Glacier will continue to review acquisitions and other strategic opportunities with which to expand its operations and continue its strategy of pursuing both internal and acquisition growth in the information communications sectors.

Glacier has also entered into an agreement with GVIC Publications Ltd. ("GVIC") (in which Glacier acquired an equity interest during 2006) whereby Glacier will sell substantially all of its assets to GVIC in exchange for GVIC shares and a note payable. This restructuring transaction is subject to Glacier shareholder approval. More detailed information will be provided in the information circular that is being mailed to shareholders for the Company's annual and special meeting to be held on April 30, 2007.

Shares in Glacier can be traded on the Toronto Stock Exchange under the symbol GVC.

About the Company: Glacier Ventures International Corp. is an information communications company focused on expanding across North America through both internal growth and the strategic acquisition of information communications companies that provide essential information and related services through print, electronic and online media. Glacier is currently pursuing this strategy through two core business segments: 1) the business and professional information markets and 2) the newspaper and trade publication markets.

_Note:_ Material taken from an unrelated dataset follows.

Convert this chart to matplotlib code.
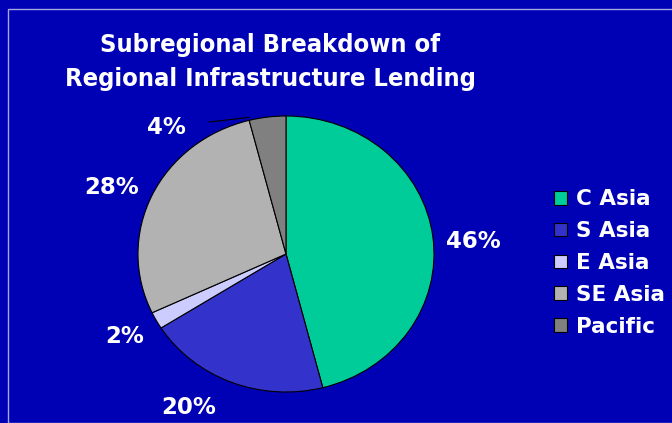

Forward-Looking Statements

Certain statements in this press release are not historical and may constitute forward-looking statements reflecting financial performance. Investors are cautioned that all forward-looking statements involve risks and uncertainties. Forward-looking statements are based on management's estimates, beliefs and opinions on the date the statements are made. Glacier assumes no obligation to update forward-looking statements if circumstances should change. Additional information on these and other potential factors that could affect Glacier's financial results are detailed in documents filed from time to time with the applicable Canadian securities regulatory authorities.